* [STATED EXERCISE]: Review the material and extract every line in which the word "matplotlib" occurs.

* [AVAILABLE DATA]:
• • • •

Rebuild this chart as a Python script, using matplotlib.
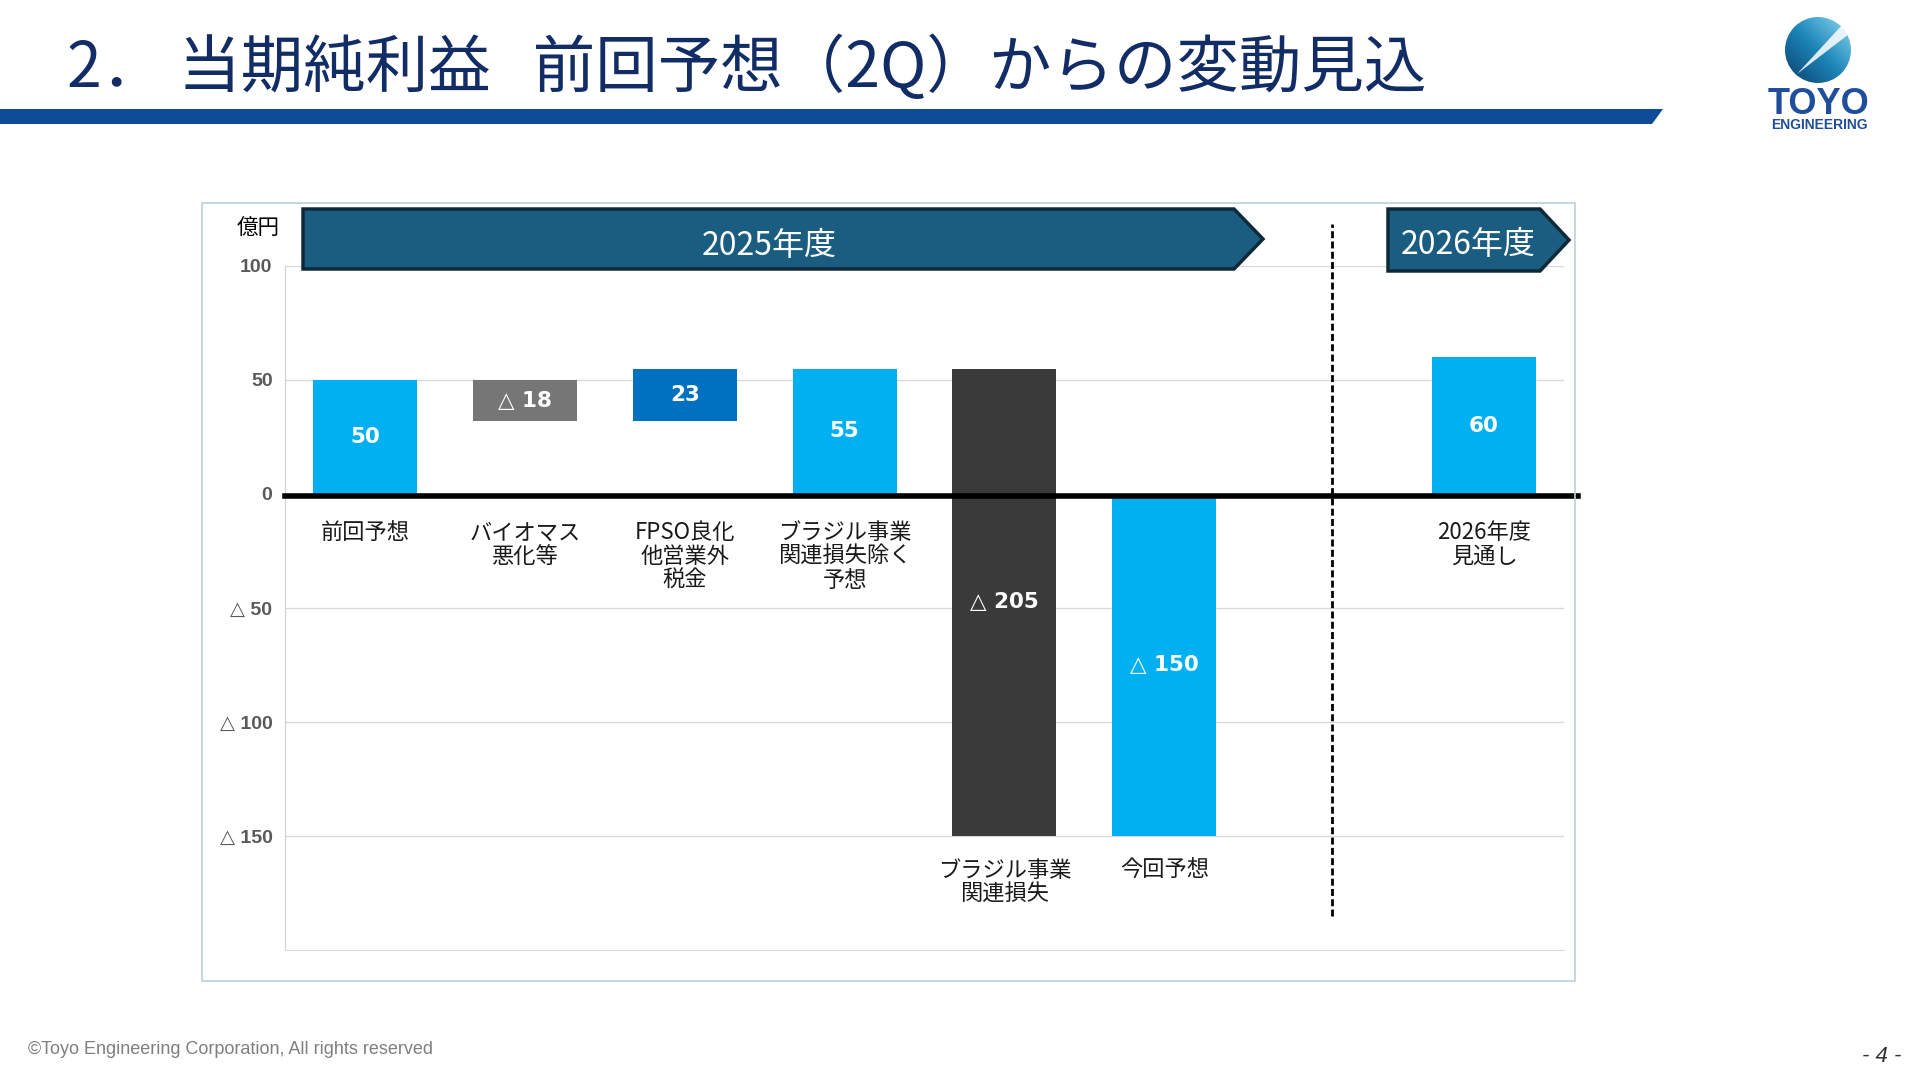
import numpy as np
import matplotlib
matplotlib.use('Agg')
import matplotlib.pyplot as plt
from matplotlib.patches import Polygon, Rectangle, Circle

plt.rcParams['font.family'] = ['Noto Sans CJK JP', 'DejaVu Sans']

# data
categories = ['前回予想', 'バイオマス\n悪化等', 'FPSO良化\n他営業外\n税金', 'ブラジル事業\n関連損失除く\n予想',
              'ブラジル事業\n関連損失', '今回予想', '2026年度\n見通し']
positions = [0, 1, 2, 3, 4, 5, 7]
values = [50, -18, 23, 55, -205, -150, 60]
kinds = ['total', 'delta', 'delta', 'total', 'delta', 'total', 'total']
bar_colors = ['#00B0F0', '#767676', '#0070C0', '#00B0F0', '#3A3A3A', '#00B0F0', '#00B0F0']
y_ticks = [100, 50, 0, -50, -100, -150]
y_tick_labels = ['100', '50', '0', '△ 50', '△ 100', '△ 150']

TITLE = '2． 当期純利益   前回予想（2Q）からの変動見込'
TITLE_COLOR = '#122C66'
TICK_COLOR = '#595959'

# waterfall bottoms
bottoms = []
running = 0
for v, k in zip(values, kinds):
    if k == 'total':
        bottoms.append(0)
        running = v
    else:
        bottoms.append(running)
        running += v

fig = plt.figure(figsize=(19.2, 10.8), dpi=100)
fig.patch.set_facecolor('white')

W, H = 1920, 1080
ax = fig.add_axes([285 / W, (H - 950) / H, 1279 / W, 684 / H])
ax.set_facecolor('none')

ax.bar(positions, values, bottom=bottoms, width=0.65, color=bar_colors, zorder=3)

for x, v, b in zip(positions, values, bottoms):
    label = f'△ {abs(v)}' if v < 0 else str(v)
    ax.text(x, b + v / 2, label, ha='center', va='center', color='white',
            fontsize=15.5, fontweight='bold', family=['DejaVu Sans'], zorder=5)

for x, v, b, cat in zip(positions, values, bottoms, categories):
    low = min(b, b + v)
    y = -12 if low >= 0 else low - 10
    ax.text(x, y, cat, ha='center', va='top', fontsize=16, color='#1A1A1A',
            linespacing=1.05, zorder=5)

ax.set_xlim(-0.5, 7.5)
ax.set_ylim(-200, 100)
ax.set_xticks([])
ax.set_yticks(y_ticks)
ax.set_yticklabels(y_tick_labels, fontsize=14, fontweight='bold', color=TICK_COLOR,
                   family=['Liberation Sans', 'DejaVu Sans'])
ax.tick_params(axis='y', length=0, pad=9)
ax.yaxis.grid(True, color='#D9D9D9', lw=1)
ax.set_axisbelow(True)
for s in ['top', 'right']:
    ax.spines[s].set_visible(False)
ax.spines['left'].set_color('#D0D0D0')
ax.spines['bottom'].set_color('#D9D9D9')

# zero line and fiscal year divider
ax.axhline(-1, xmin=0, xmax=1.011, color='black', lw=4, clip_on=False, zorder=4)
ax.axvline(6.05, ymin=0.05, ymax=1.061, color='black', lw=2, ls=(0, (2.5, 1.2)),
           clip_on=False, zorder=4)

# overlay in pixel coords for slide decorations
ov = fig.add_axes([0, 0, 1, 1], zorder=10)
ov.set_xlim(0, W)
ov.set_ylim(H, 0)
ov.axis('off')
ov.patch.set_alpha(0)

ov.add_patch(Rectangle((202, 203), 1373, 778, fill=False, edgecolor='#BCD0DC', lw=1.2))

ov.text(67, 68, TITLE, fontsize=45, color=TITLE_COLOR, ha='left', va='center')
ov.add_patch(Polygon([(0, 109), (1663, 109), (1652, 124), (0, 124)], closed=True,
                     facecolor='#0F4C97', edgecolor='none'))

# fiscal year banners
banner_fill = '#1A5D80'
banner_edge = '#0E2A3A'
ov.add_patch(Polygon([(303, 209), (1234, 209), (1263, 239), (1234, 269), (303, 269)],
                     closed=True, facecolor=banner_fill, edgecolor=banner_edge, lw=2.5))
ov.text(769, 246, '2025年度', fontsize=23, color='white', ha='center', va='center')
ov.add_patch(Polygon([(1388, 209), (1540, 209), (1569, 240), (1540, 271), (1388, 271)],
                     closed=True, facecolor=banner_fill, edgecolor=banner_edge, lw=2.5))
ov.text(1468, 245, '2026年度', fontsize=23, color='white', ha='center', va='center')

ov.text(258, 229, '億円', fontsize=15.5, color='black', ha='center', va='center')

# logo
cx, cy, r = 1818, 50, 33
gx, gy = np.meshgrid(np.linspace(0, 1, 100), np.linspace(0, 1, 100))
grad = (gx + (1 - gy)) / 2
img = ov.imshow(grad, cmap=matplotlib.colors.LinearSegmentedColormap.from_list(
    'logo', ['#0B3F6E', '#1C86B8', '#8ED8F2']), extent=[cx - r, cx + r, cy + r, cy - r],
    interpolation='bilinear', zorder=2)
circ = Circle((cx, cy), r, transform=ov.transData)
img.set_clip_path(circ)
ov.add_patch(Polygon([(1797, 74), (1843, 24), (1849, 34)], closed=True,
                     facecolor='white', edgecolor='none', alpha=0.85, zorder=3))
ov.set_aspect('auto')
ov.set_xlim(0, W)
ov.set_ylim(H, 0)
ov.text(1819, 104, 'TOYO', fontsize=26, fontweight='bold', color='#1F4E9A',
        ha='center', va='center', family=['Liberation Sans'])
ov.text(1819, 125, 'ENGINEERING', fontsize=10, fontweight='bold', color='#1F4E9A',
        ha='center', va='center', family=['Liberation Sans'])

# footer
ov.text(28, 1049, '©Toyo Engineering Corporation, All rights reserved', fontsize=13,
        color='#7F7F7F', ha='left', va='center', family=['Liberation Sans'])
ov.text(1882, 1056, '- 4 -', fontsize=16, style='italic', color='#333333',
        ha='center', va='center', family=['Liberation Sans'])

fig.savefig('out.png', dpi=100, facecolor='white')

• • • •

* [EXPECTED ANSWER]:
Rebuild this chart as a Python script, using matplotlib.
import matplotlib
matplotlib.use('Agg')
import matplotlib.pyplot as plt
from matplotlib.patches import Polygon, Rectangle, Circle
img = ov.imshow(grad, cmap=matplotlib.colors.LinearSegmentedColormap.from_list(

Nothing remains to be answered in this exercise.